Wednesday, October 1, 2025
Så gör jag seitan utan recept - 2 enkla sätt | Anna Röd
Wednesday, May 14, 2025
Life lately – A soft spring reset
The past few weeks have felt like a bit of a blur — not in a bad way, just in that slow, dreamlike way where things sort of shift gently without you realizing it. There's been travel, family, cats, hotpot, Eurovision, and small routines holding everything together.

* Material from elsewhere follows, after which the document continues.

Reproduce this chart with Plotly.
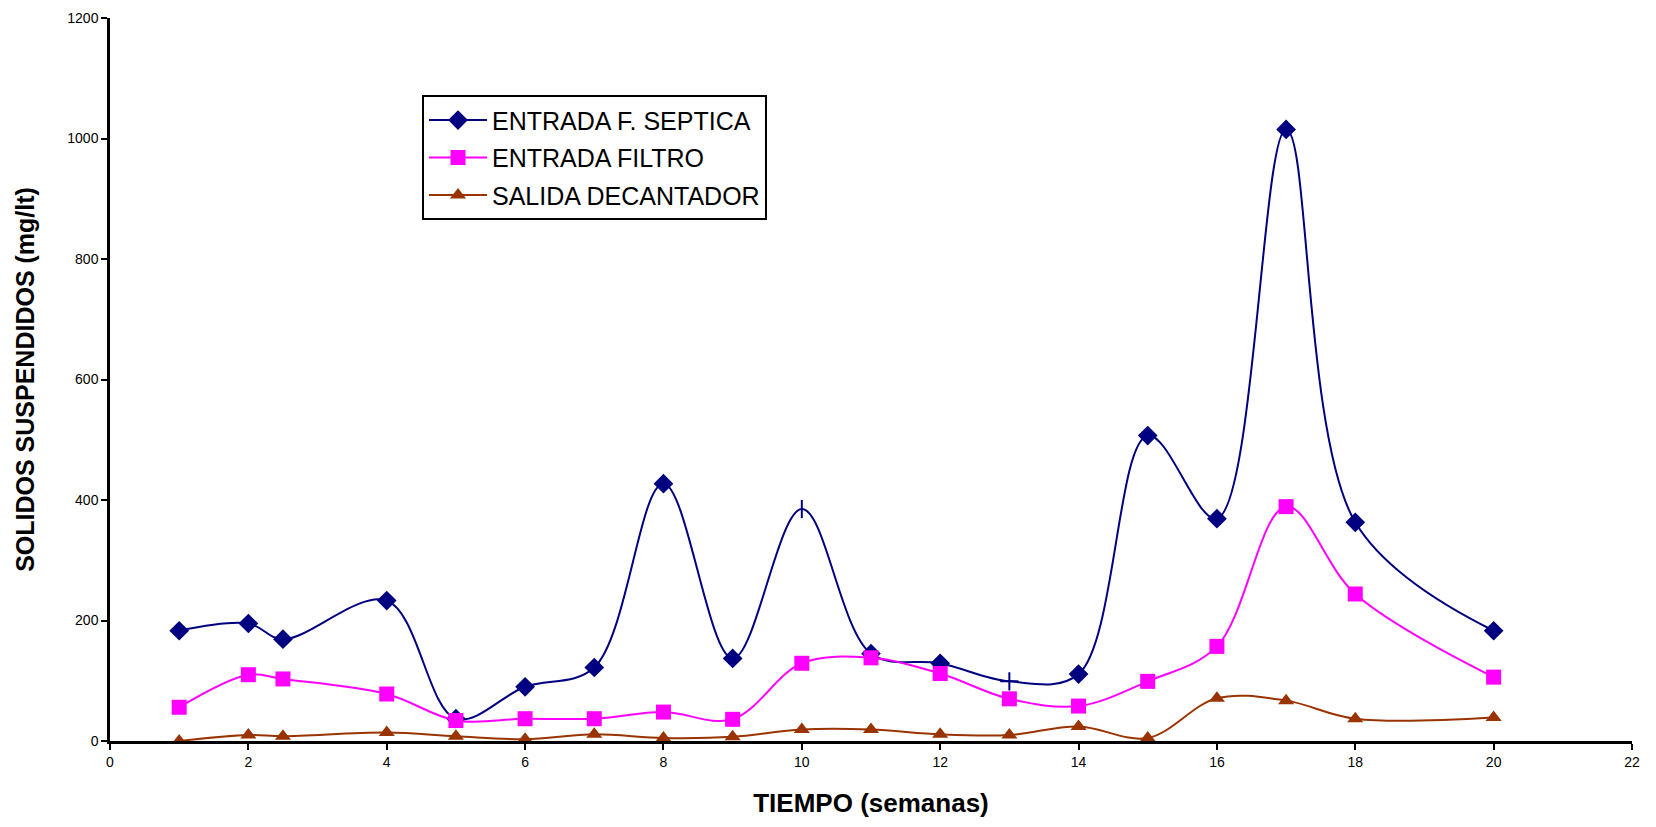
import plotly.graph_objects as go

# Semanas de muestreo
semanas = [1, 2, 2.5, 4, 5, 6, 7, 8, 9, 10, 11, 12, 13, 14, 15, 16, 17, 18, 20]

# Sólidos suspendidos (mg/lt)
entrada_septica = [183, 195, 169, 233, 37, 90, 122, 427, 137, 385, 145, 129, 99, 111, 507, 369, 1015, 363, 183]
entrada_filtro = [56, 110, 103, 78, 34, 37, 37, 48, 36, 129, 138, 112, 70, 58, 99, 157, 389, 244, 106]
salida_decantador = [0, 10, 8, 14, 8, 3, 11, 5, 7, 19, 19, 11, 10, 24, 5, 71, 67, 37, 39]

x_ticks = list(range(0, 23, 2))
y_ticks = list(range(0, 1201, 200))

navy = "#000080"
magenta = "#FF00FF"
marron = "#993300"

simbolos_septica = ["diamond"] * len(semanas)
simbolos_septica[semanas.index(10)] = "line-ns"
simbolos_septica[semanas.index(13)] = "cross-thin"

fig = go.Figure()
fig.add_trace(go.Scatter(
    x=semanas, y=entrada_septica, name="ENTRADA F. SEPTICA", legendgroup="a",
    mode="lines+markers", line=dict(color=navy, width=2, shape="spline", smoothing=1.0),
    marker=dict(symbol=simbolos_septica, size=13, color=navy,
                line=dict(color=navy, width=2)),
))
fig.add_trace(go.Scatter(
    x=semanas, y=entrada_filtro, name="ENTRADA FILTRO", legendgroup="b",
    mode="lines+markers", line=dict(color=magenta, width=2, shape="spline", smoothing=1.0),
    marker=dict(symbol="square", size=15, color=magenta),
))
fig.add_trace(go.Scatter(
    x=semanas, y=salida_decantador, name="SALIDA DECANTADOR", legendgroup="c",
    mode="lines+markers", line=dict(color=marron, width=2, shape="spline", smoothing=1.0),
    marker=dict(symbol="triangle-up", size=14, color=marron),
))

fig.update_layout(
    width=1656, height=827,
    margin=dict(l=110, r=24, t=10, b=86),
    paper_bgcolor="white", plot_bgcolor="white",
    font=dict(family="Liberation Sans, Arial, sans-serif", color="black"),
    showlegend=True,
    legend=dict(
        x=0.205, y=0.893, xanchor="left", yanchor="top",
        bgcolor="white", bordercolor="black", borderwidth=2,
        font=dict(size=25, color="black"), itemwidth=58,
        tracegroupgap=2,
    ),
)
fig.update_xaxes(
    range=[0, 22], tickvals=x_ticks, ticktext=[str(v) for v in x_ticks],
    showline=True, linecolor="black", linewidth=2.5, showgrid=False, zeroline=False,
    ticks="outside", ticklen=6, tickwidth=2, tickcolor="black",
    tickfont=dict(size=14),
    title=dict(text="<b>TIEMPO (semanas)</b>", font=dict(size=26), standoff=26),
)
fig.update_yaxes(
    range=[0, 1200], tickvals=y_ticks, ticktext=[str(v) for v in y_ticks],
    showline=True, linecolor="black", linewidth=2.5, showgrid=False, zeroline=False,
    ticks="outside", ticklen=6, tickwidth=2, tickcolor="black",
    tickfont=dict(size=14),
    title=dict(text="<b>SOLIDOS SUSPENDIDOS (mg/lt)</b>", font=dict(size=25), standoff=26),
)

fig.write_html("out.html")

I spent the May Day weekend in Östby, and it was one of those trips that felt both grounding and emotional. We visited farmor, picked up Nonno, and stayed in our cittage surrounded by trees, memories, and the kind of silence that makes you breathe a little deeper. My cousin brought his newborn baby — only a week old — and I got to hold him for the first time. There's something surreal about cradling a brand-new person in your arms while you're surrounded by decades of your own family’s history. It felt… right. Quiet and tender and kind of important.
Nonno was in great spirits. We drank wine with Göran, moms cousin who still lives in Östby, and laughed about old things I only half-remember. The sami flag was hanging in the window of the cottage, and it made me feel proud of our history and how today it's not only me reclaiming it.
Coming back to Stockholm was harder than I expected. The first day back at the office after a long weekend always feels like a slap in the face, but I made it through. I was even productive (I know. Shocking.)
Tuesday this week was a work-from-home day which felt like a gift. I made hotpot and spent the evening with my cats watching Eurovision semi 1 — Leia being dignified and unimpressed, Leeloo laying on my chest like she owns the place (which she does).
I've been eating a lot of ramen, because obviously. I’ve also been trying to take better care of myself again — eating more healthy vegan, tracking my routines, being kind to myself when I need rest. It’s not perfect, but I’m trying. There's something comforting about returning to food rituals that feel safe.
Right now, I’m balancing big-picture planning at work with small-picture self-care. We're working on a social media playbook for our stores, and I’m proud of what we’re building — it feels like real, thoughtful strategy that still leaves room for joy (and a cat butthole or two).
Emotionally? I’m tired. But not the hopeless kind of tired. Just the kind that comes after being alive and human and autistic in a very loud world. I'm slowly resetting. Gently coming back to myself. And honestly, that’s enough right now.